→ **Task prompt**: Copy the data precisely, character for character, and leave out every picture.

→ **Dataset section**:
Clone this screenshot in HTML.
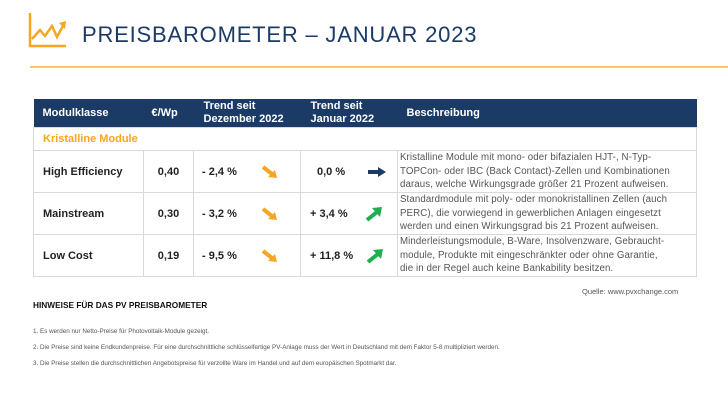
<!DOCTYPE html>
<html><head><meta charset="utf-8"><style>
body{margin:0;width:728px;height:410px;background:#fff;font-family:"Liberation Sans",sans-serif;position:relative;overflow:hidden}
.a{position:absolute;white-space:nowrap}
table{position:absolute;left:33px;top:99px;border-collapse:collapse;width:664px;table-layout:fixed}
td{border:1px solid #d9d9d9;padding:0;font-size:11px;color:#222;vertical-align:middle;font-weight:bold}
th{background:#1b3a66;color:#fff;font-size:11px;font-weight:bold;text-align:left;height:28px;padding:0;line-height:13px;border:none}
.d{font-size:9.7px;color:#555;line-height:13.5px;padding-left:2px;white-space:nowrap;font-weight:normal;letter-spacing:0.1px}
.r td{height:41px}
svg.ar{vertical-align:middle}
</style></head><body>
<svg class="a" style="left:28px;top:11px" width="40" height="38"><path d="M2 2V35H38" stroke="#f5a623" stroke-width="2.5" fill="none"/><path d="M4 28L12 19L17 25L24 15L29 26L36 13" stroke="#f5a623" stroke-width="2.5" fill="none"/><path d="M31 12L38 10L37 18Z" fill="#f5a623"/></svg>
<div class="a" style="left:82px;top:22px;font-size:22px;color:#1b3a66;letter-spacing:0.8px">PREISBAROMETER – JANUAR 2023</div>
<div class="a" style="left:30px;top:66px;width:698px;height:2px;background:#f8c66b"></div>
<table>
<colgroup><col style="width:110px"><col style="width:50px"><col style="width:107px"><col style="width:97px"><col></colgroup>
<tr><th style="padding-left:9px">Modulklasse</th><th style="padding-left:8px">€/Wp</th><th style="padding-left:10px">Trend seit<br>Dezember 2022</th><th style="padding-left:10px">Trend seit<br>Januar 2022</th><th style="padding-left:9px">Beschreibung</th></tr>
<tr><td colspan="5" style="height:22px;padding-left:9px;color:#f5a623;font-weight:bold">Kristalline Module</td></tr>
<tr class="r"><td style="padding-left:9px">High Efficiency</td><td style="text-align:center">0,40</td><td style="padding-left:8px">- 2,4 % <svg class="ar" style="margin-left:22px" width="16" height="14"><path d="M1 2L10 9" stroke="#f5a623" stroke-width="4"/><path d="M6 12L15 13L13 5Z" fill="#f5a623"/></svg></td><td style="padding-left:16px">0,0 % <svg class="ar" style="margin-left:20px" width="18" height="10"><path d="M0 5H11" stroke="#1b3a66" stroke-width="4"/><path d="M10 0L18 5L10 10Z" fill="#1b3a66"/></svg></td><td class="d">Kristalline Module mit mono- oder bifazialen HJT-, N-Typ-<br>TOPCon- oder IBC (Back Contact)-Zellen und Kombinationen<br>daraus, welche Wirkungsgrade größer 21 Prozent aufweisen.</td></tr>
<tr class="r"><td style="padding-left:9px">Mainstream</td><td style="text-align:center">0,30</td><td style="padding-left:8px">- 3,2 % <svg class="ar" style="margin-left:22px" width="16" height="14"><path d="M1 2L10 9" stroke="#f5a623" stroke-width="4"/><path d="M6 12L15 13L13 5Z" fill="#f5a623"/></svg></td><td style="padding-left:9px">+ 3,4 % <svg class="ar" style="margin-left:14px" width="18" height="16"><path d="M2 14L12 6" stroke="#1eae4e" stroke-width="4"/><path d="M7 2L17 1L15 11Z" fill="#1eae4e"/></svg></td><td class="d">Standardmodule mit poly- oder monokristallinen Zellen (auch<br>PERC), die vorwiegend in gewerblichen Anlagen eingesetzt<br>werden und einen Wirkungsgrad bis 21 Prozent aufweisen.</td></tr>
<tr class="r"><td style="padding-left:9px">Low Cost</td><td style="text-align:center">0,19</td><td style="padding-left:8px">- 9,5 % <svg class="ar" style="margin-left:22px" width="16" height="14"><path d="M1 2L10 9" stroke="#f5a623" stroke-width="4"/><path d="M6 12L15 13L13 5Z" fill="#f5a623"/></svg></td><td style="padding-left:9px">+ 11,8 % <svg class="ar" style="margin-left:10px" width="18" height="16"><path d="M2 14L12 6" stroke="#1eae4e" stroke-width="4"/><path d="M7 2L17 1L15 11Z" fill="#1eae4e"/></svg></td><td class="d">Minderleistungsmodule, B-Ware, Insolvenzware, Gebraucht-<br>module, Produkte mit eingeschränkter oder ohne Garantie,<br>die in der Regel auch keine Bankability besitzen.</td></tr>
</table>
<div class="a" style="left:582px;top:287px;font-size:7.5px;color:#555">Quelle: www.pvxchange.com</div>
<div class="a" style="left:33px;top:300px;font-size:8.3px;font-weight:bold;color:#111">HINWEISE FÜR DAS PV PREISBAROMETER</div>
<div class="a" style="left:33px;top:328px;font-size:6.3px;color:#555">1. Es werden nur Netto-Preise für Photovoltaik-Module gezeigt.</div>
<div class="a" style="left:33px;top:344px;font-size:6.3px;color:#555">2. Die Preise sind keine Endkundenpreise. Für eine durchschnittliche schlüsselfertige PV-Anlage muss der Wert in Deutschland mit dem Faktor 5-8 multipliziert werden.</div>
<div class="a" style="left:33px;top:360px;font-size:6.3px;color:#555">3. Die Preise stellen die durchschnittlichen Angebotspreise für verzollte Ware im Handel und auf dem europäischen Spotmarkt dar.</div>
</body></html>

→ **Result of the task**:
Clone this screenshot in HTML.
<!DOCTYPE html>
<html><head><meta charset="utf-8"><style>
body{margin:0;width:728px;height:410px;background:#fff;font-family:"Liberation Sans",sans-serif;position:relative;overflow:hidden}
.a{position:absolute;white-space:nowrap}
table{position:absolute;left:33px;top:99px;border-collapse:collapse;width:664px;table-layout:fixed}
td{border:1px solid #d9d9d9;padding:0;font-size:11px;color:#222;vertical-align:middle;font-weight:bold}
th{background:#1b3a66;color:#fff;font-size:11px;font-weight:bold;text-align:left;height:28px;padding:0;line-height:13px;border:none}
.d{font-size:9.7px;color:#555;line-height:13.5px;padding-left:2px;white-space:nowrap;font-weight:normal;letter-spacing:0.1px}
.r td{height:41px}
svg.ar{vertical-align:middle}
</style></head><body>
<svg class="a" style="left:28px;top:11px" width="40" height="38"><path d="M2 2V35H38" stroke="#f5a623" stroke-width="2.5" fill="none"/><path d="M4 28L12 19L17 25L24 15L29 26L36 13" stroke="#f5a623" stroke-width="2.5" fill="none"/><path d="M31 12L38 10L37 18Z" fill="#f5a623"/></svg>
<div class="a" style="left:82px;top:22px;font-size:22px;color:#1b3a66;letter-spacing:0.8px">PREISBAROMETER – JANUAR 2023</div>
<div class="a" style="left:30px;top:66px;width:698px;height:2px;background:#f8c66b"></div>
<table>
<colgroup><col style="width:110px"><col style="width:50px"><col style="width:107px"><col style="width:97px"><col></colgroup>
<tr><th style="padding-left:9px">Modulklasse</th><th style="padding-left:8px">€/Wp</th><th style="padding-left:10px">Trend seit<br>Dezember 2022</th><th style="padding-left:10px">Trend seit<br>Januar 2022</th><th style="padding-left:9px">Beschreibung</th></tr>
<tr><td colspan="5" style="height:22px;padding-left:9px;color:#f5a623;font-weight:bold">Kristalline Module</td></tr>
<tr class="r"><td style="padding-left:9px">High Efficiency</td><td style="text-align:center">0,40</td><td style="padding-left:8px">- 2,4 % <svg class="ar" style="margin-left:22px" width="16" height="14"><path d="M1 2L10 9" stroke="#f5a623" stroke-width="4"/><path d="M6 12L15 13L13 5Z" fill="#f5a623"/></svg></td><td style="padding-left:16px">0,0 % <svg class="ar" style="margin-left:20px" width="18" height="10"><path d="M0 5H11" stroke="#1b3a66" stroke-width="4"/><path d="M10 0L18 5L10 10Z" fill="#1b3a66"/></svg></td><td class="d">Kristalline Module mit mono- oder bifazialen HJT-, N-Typ-<br>TOPCon- oder IBC (Back Contact)-Zellen und Kombinationen<br>daraus, welche Wirkungsgrade größer 21 Prozent aufweisen.</td></tr>
<tr class="r"><td style="padding-left:9px">Mainstream</td><td style="text-align:center">0,30</td><td style="padding-left:8px">- 3,2 % <svg class="ar" style="margin-left:22px" width="16" height="14"><path d="M1 2L10 9" stroke="#f5a623" stroke-width="4"/><path d="M6 12L15 13L13 5Z" fill="#f5a623"/></svg></td><td style="padding-left:9px">+ 3,4 % <svg class="ar" style="margin-left:14px" width="18" height="16"><path d="M2 14L12 6" stroke="#1eae4e" stroke-width="4"/><path d="M7 2L17 1L15 11Z" fill="#1eae4e"/></svg></td><td class="d">Standardmodule mit poly- oder monokristallinen Zellen (auch<br>PERC), die vorwiegend in gewerblichen Anlagen eingesetzt<br>werden und einen Wirkungsgrad bis 21 Prozent aufweisen.</td></tr>
<tr class="r"><td style="padding-left:9px">Low Cost</td><td style="text-align:center">0,19</td><td style="padding-left:8px">- 9,5 % <svg class="ar" style="margin-left:22px" width="16" height="14"><path d="M1 2L10 9" stroke="#f5a623" stroke-width="4"/><path d="M6 12L15 13L13 5Z" fill="#f5a623"/></svg></td><td style="padding-left:9px">+ 11,8 % <svg class="ar" style="margin-left:10px" width="18" height="16"><path d="M2 14L12 6" stroke="#1eae4e" stroke-width="4"/><path d="M7 2L17 1L15 11Z" fill="#1eae4e"/></svg></td><td class="d">Minderleistungsmodule, B-Ware, Insolvenzware, Gebraucht-<br>module, Produkte mit eingeschränkter oder ohne Garantie,<br>die in der Regel auch keine Bankability besitzen.</td></tr>
</table>
<div class="a" style="left:582px;top:287px;font-size:7.5px;color:#555">Quelle: www.pvxchange.com</div>
<div class="a" style="left:33px;top:300px;font-size:8.3px;font-weight:bold;color:#111">HINWEISE FÜR DAS PV PREISBAROMETER</div>
<div class="a" style="left:33px;top:328px;font-size:6.3px;color:#555">1. Es werden nur Netto-Preise für Photovoltaik-Module gezeigt.</div>
<div class="a" style="left:33px;top:344px;font-size:6.3px;color:#555">2. Die Preise sind keine Endkundenpreise. Für eine durchschnittliche schlüsselfertige PV-Anlage muss der Wert in Deutschland mit dem Faktor 5-8 multipliziert werden.</div>
<div class="a" style="left:33px;top:360px;font-size:6.3px;color:#555">3. Die Preise stellen die durchschnittlichen Angebotspreise für verzollte Ware im Handel und auf dem europäischen Spotmarkt dar.</div>
</body></html>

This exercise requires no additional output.